• _Written request_
Give back every line exactly as it appears, pictures excluded.

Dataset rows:
<<<<

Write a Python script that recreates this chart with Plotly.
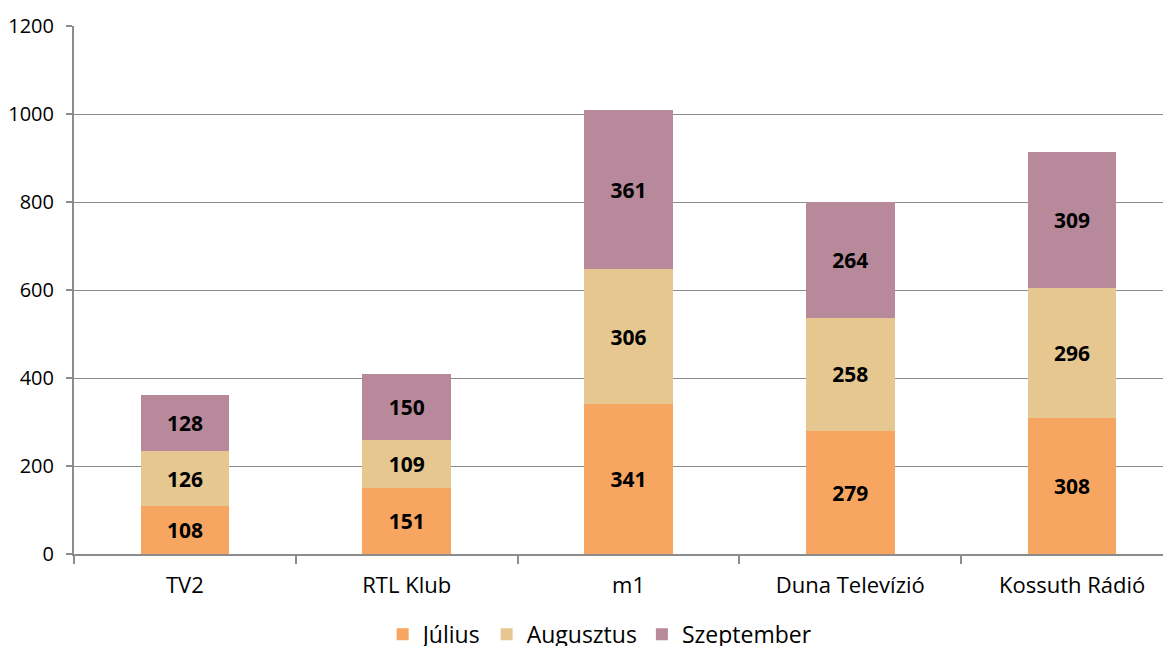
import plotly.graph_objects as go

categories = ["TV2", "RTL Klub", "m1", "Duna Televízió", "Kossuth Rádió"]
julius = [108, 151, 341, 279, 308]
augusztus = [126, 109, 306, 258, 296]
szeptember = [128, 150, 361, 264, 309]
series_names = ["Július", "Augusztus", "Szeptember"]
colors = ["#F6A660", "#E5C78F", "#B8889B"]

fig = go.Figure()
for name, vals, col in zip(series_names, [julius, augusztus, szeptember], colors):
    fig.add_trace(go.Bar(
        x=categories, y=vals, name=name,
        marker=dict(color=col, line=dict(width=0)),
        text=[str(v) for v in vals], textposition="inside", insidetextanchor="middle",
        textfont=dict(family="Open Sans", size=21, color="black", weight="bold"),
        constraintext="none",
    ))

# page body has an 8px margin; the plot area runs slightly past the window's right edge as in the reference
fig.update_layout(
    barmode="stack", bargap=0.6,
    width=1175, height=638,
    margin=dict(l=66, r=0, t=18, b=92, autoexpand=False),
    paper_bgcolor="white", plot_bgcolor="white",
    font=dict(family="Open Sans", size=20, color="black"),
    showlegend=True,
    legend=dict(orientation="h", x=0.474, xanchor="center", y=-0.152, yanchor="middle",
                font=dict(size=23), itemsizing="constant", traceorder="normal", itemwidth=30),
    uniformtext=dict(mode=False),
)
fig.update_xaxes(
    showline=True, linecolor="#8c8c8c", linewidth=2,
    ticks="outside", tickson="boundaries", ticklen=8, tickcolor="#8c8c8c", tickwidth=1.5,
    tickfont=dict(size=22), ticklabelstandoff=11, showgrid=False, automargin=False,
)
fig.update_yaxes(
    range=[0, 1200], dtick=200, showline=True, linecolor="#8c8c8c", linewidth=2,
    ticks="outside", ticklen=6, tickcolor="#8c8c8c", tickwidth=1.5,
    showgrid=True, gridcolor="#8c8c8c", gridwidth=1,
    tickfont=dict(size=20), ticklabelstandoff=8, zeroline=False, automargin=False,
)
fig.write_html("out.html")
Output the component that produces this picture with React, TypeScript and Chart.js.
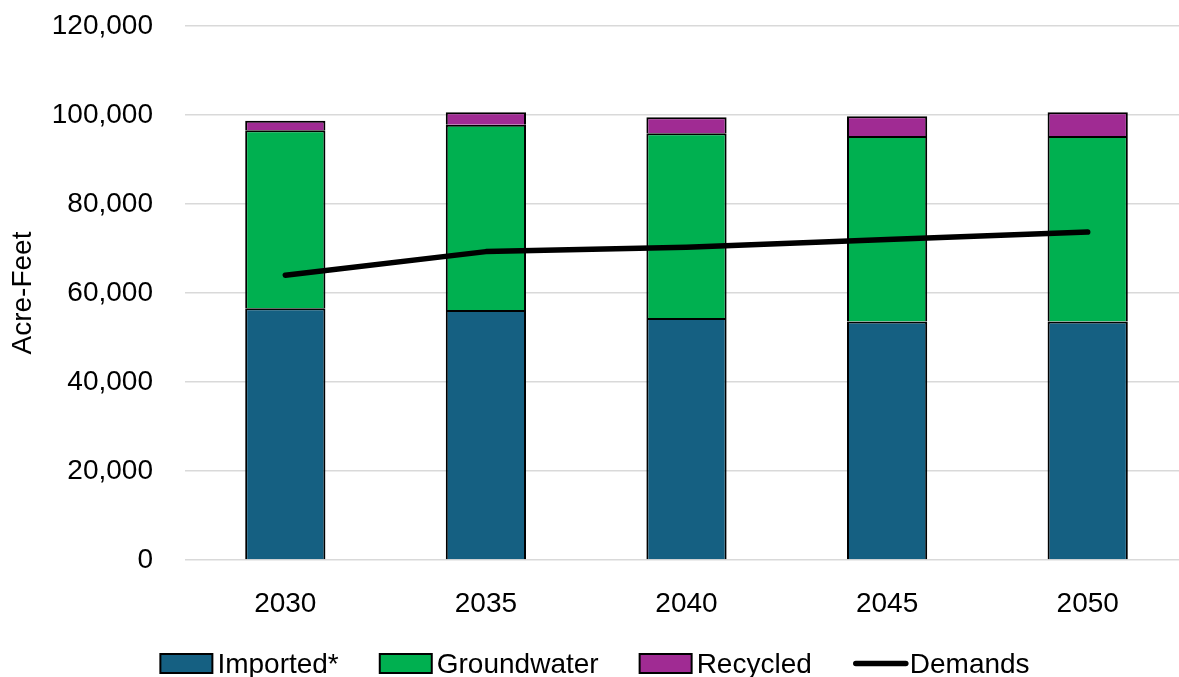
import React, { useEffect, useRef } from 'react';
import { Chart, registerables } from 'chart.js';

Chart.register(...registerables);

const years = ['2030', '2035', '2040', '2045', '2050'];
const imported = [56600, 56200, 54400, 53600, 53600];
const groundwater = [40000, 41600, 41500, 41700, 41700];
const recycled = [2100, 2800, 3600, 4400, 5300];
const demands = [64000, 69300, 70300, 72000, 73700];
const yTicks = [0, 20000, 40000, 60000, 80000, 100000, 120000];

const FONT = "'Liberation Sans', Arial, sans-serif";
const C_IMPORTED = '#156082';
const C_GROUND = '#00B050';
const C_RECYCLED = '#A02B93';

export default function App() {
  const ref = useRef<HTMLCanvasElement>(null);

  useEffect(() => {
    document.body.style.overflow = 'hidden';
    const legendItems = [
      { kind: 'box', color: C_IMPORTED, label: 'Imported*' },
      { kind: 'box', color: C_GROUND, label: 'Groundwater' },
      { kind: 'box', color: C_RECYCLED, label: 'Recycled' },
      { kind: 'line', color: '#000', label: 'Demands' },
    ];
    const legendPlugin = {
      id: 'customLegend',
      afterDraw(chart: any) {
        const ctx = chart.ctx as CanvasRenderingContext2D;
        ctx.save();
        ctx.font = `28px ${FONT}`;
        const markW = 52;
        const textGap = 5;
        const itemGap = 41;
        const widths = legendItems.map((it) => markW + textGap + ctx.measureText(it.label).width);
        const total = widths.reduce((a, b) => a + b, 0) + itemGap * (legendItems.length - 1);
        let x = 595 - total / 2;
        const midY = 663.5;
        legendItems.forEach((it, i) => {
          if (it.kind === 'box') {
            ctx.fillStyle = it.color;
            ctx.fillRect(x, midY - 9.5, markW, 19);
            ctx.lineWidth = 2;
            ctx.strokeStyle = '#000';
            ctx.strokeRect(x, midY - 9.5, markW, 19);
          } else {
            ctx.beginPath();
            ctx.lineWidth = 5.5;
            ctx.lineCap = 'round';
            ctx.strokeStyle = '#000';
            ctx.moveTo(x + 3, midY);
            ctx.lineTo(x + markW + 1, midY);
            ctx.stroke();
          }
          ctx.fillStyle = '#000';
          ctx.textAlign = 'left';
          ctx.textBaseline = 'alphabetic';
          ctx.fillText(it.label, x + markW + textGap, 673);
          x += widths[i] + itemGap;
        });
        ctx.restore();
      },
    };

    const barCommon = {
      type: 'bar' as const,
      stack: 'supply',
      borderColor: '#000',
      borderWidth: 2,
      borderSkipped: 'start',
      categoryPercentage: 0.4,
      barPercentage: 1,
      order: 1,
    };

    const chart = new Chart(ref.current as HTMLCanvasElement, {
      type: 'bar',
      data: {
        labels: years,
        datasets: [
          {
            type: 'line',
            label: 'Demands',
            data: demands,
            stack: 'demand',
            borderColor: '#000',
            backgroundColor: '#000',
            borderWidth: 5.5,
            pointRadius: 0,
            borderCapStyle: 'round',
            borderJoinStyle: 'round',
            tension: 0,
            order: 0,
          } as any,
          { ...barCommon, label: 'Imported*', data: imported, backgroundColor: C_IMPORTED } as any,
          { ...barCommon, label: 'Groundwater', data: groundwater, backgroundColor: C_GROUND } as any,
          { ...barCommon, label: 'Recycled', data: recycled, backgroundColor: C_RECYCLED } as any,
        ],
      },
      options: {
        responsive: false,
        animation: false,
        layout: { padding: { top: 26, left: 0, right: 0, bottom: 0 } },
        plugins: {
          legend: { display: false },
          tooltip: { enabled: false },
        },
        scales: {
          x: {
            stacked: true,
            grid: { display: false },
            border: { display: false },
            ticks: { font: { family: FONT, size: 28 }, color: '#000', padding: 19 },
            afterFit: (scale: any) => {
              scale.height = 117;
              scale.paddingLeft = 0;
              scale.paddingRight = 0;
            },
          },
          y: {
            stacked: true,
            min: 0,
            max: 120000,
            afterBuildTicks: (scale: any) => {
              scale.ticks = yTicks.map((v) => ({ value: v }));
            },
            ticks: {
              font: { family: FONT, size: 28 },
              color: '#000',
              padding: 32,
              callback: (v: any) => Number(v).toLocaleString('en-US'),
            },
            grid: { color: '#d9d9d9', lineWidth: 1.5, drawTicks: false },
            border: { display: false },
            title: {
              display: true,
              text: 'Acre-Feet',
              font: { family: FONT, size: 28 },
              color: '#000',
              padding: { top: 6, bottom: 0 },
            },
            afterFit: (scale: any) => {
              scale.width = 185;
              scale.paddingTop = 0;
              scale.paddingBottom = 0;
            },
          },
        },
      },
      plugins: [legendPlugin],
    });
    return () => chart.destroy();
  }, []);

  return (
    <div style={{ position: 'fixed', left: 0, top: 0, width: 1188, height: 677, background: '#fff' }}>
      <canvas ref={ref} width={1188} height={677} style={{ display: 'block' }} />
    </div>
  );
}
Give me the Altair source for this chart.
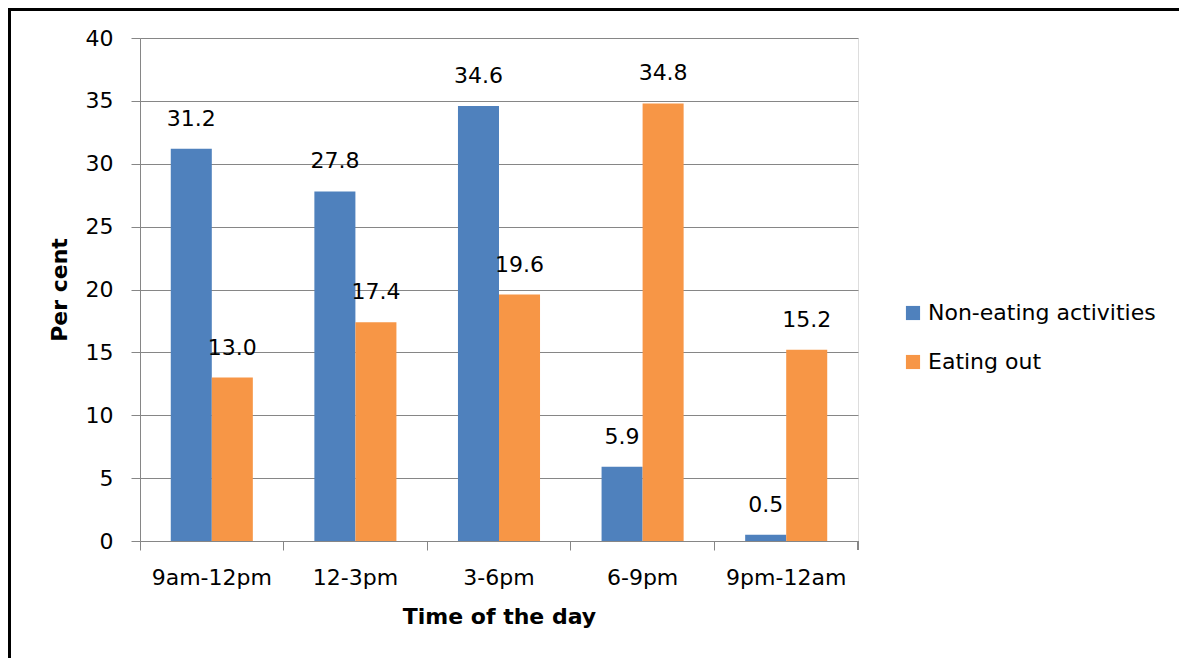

>>>>

• _Result of the exercise_
Write a Python script that recreates this chart with Plotly.
import plotly.graph_objects as go

categories = ["TV2", "RTL Klub", "m1", "Duna Televízió", "Kossuth Rádió"]
julius = [108, 151, 341, 279, 308]
augusztus = [126, 109, 306, 258, 296]
szeptember = [128, 150, 361, 264, 309]
series_names = ["Július", "Augusztus", "Szeptember"]
colors = ["#F6A660", "#E5C78F", "#B8889B"]

fig = go.Figure()
for name, vals, col in zip(series_names, [julius, augusztus, szeptember], colors):
    fig.add_trace(go.Bar(
        x=categories, y=vals, name=name,
        marker=dict(color=col, line=dict(width=0)),
        text=[str(v) for v in vals], textposition="inside", insidetextanchor="middle",
        textfont=dict(family="Open Sans", size=21, color="black", weight="bold"),
        constraintext="none",
    ))

# page body has an 8px margin; the plot area runs slightly past the window's right edge as in the reference
fig.update_layout(
    barmode="stack", bargap=0.6,
    width=1175, height=638,
    margin=dict(l=66, r=0, t=18, b=92, autoexpand=False),
    paper_bgcolor="white", plot_bgcolor="white",
    font=dict(family="Open Sans", size=20, color="black"),
    showlegend=True,
    legend=dict(orientation="h", x=0.474, xanchor="center", y=-0.152, yanchor="middle",
                font=dict(size=23), itemsizing="constant", traceorder="normal", itemwidth=30),
    uniformtext=dict(mode=False),
)
fig.update_xaxes(
    showline=True, linecolor="#8c8c8c", linewidth=2,
    ticks="outside", tickson="boundaries", ticklen=8, tickcolor="#8c8c8c", tickwidth=1.5,
    tickfont=dict(size=22), ticklabelstandoff=11, showgrid=False, automargin=False,
)
fig.update_yaxes(
    range=[0, 1200], dtick=200, showline=True, linecolor="#8c8c8c", linewidth=2,
    ticks="outside", ticklen=6, tickcolor="#8c8c8c", tickwidth=1.5,
    showgrid=True, gridcolor="#8c8c8c", gridwidth=1,
    tickfont=dict(size=20), ticklabelstandoff=8, zeroline=False, automargin=False,
)
fig.write_html("out.html")
Output the component that produces this picture with React, TypeScript and Chart.js.
import React, { useEffect, useRef } from 'react';
import { Chart, registerables } from 'chart.js';

Chart.register(...registerables);

const years = ['2030', '2035', '2040', '2045', '2050'];
const imported = [56600, 56200, 54400, 53600, 53600];
const groundwater = [40000, 41600, 41500, 41700, 41700];
const recycled = [2100, 2800, 3600, 4400, 5300];
const demands = [64000, 69300, 70300, 72000, 73700];
const yTicks = [0, 20000, 40000, 60000, 80000, 100000, 120000];

const FONT = "'Liberation Sans', Arial, sans-serif";
const C_IMPORTED = '#156082';
const C_GROUND = '#00B050';
const C_RECYCLED = '#A02B93';

export default function App() {
  const ref = useRef<HTMLCanvasElement>(null);

  useEffect(() => {
    document.body.style.overflow = 'hidden';
    const legendItems = [
      { kind: 'box', color: C_IMPORTED, label: 'Imported*' },
      { kind: 'box', color: C_GROUND, label: 'Groundwater' },
      { kind: 'box', color: C_RECYCLED, label: 'Recycled' },
      { kind: 'line', color: '#000', label: 'Demands' },
    ];
    const legendPlugin = {
      id: 'customLegend',
      afterDraw(chart: any) {
        const ctx = chart.ctx as CanvasRenderingContext2D;
        ctx.save();
        ctx.font = `28px ${FONT}`;
        const markW = 52;
        const textGap = 5;
        const itemGap = 41;
        const widths = legendItems.map((it) => markW + textGap + ctx.measureText(it.label).width);
        const total = widths.reduce((a, b) => a + b, 0) + itemGap * (legendItems.length - 1);
        let x = 595 - total / 2;
        const midY = 663.5;
        legendItems.forEach((it, i) => {
          if (it.kind === 'box') {
            ctx.fillStyle = it.color;
            ctx.fillRect(x, midY - 9.5, markW, 19);
            ctx.lineWidth = 2;
            ctx.strokeStyle = '#000';
            ctx.strokeRect(x, midY - 9.5, markW, 19);
          } else {
            ctx.beginPath();
            ctx.lineWidth = 5.5;
            ctx.lineCap = 'round';
            ctx.strokeStyle = '#000';
            ctx.moveTo(x + 3, midY);
            ctx.lineTo(x + markW + 1, midY);
            ctx.stroke();
          }
          ctx.fillStyle = '#000';
          ctx.textAlign = 'left';
          ctx.textBaseline = 'alphabetic';
          ctx.fillText(it.label, x + markW + textGap, 673);
          x += widths[i] + itemGap;
        });
        ctx.restore();
      },
    };

    const barCommon = {
      type: 'bar' as const,
      stack: 'supply',
      borderColor: '#000',
      borderWidth: 2,
      borderSkipped: 'start',
      categoryPercentage: 0.4,
      barPercentage: 1,
      order: 1,
    };

    const chart = new Chart(ref.current as HTMLCanvasElement, {
      type: 'bar',
      data: {
        labels: years,
        datasets: [
          {
            type: 'line',
            label: 'Demands',
            data: demands,
            stack: 'demand',
            borderColor: '#000',
            backgroundColor: '#000',
            borderWidth: 5.5,
            pointRadius: 0,
            borderCapStyle: 'round',
            borderJoinStyle: 'round',
            tension: 0,
            order: 0,
          } as any,
          { ...barCommon, label: 'Imported*', data: imported, backgroundColor: C_IMPORTED } as any,
          { ...barCommon, label: 'Groundwater', data: groundwater, backgroundColor: C_GROUND } as any,
          { ...barCommon, label: 'Recycled', data: recycled, backgroundColor: C_RECYCLED } as any,
        ],
      },
      options: {
        responsive: false,
        animation: false,
        layout: { padding: { top: 26, left: 0, right: 0, bottom: 0 } },
        plugins: {
          legend: { display: false },
          tooltip: { enabled: false },
        },
        scales: {
          x: {
            stacked: true,
            grid: { display: false },
            border: { display: false },
            ticks: { font: { family: FONT, size: 28 }, color: '#000', padding: 19 },
            afterFit: (scale: any) => {
              scale.height = 117;
              scale.paddingLeft = 0;
              scale.paddingRight = 0;
            },
          },
          y: {
            stacked: true,
            min: 0,
            max: 120000,
            afterBuildTicks: (scale: any) => {
              scale.ticks = yTicks.map((v) => ({ value: v }));
            },
            ticks: {
              font: { family: FONT, size: 28 },
              color: '#000',
              padding: 32,
              callback: (v: any) => Number(v).toLocaleString('en-US'),
            },
            grid: { color: '#d9d9d9', lineWidth: 1.5, drawTicks: false },
            border: { display: false },
            title: {
              display: true,
              text: 'Acre-Feet',
              font: { family: FONT, size: 28 },
              color: '#000',
              padding: { top: 6, bottom: 0 },
            },
            afterFit: (scale: any) => {
              scale.width = 185;
              scale.paddingTop = 0;
              scale.paddingBottom = 0;
            },
          },
        },
      },
      plugins: [legendPlugin],
    });
    return () => chart.destroy();
  }, []);

  return (
    <div style={{ position: 'fixed', left: 0, top: 0, width: 1188, height: 677, background: '#fff' }}>
      <canvas ref={ref} width={1188} height={677} style={{ display: 'block' }} />
    </div>
  );
}
Give me the Altair source for this chart.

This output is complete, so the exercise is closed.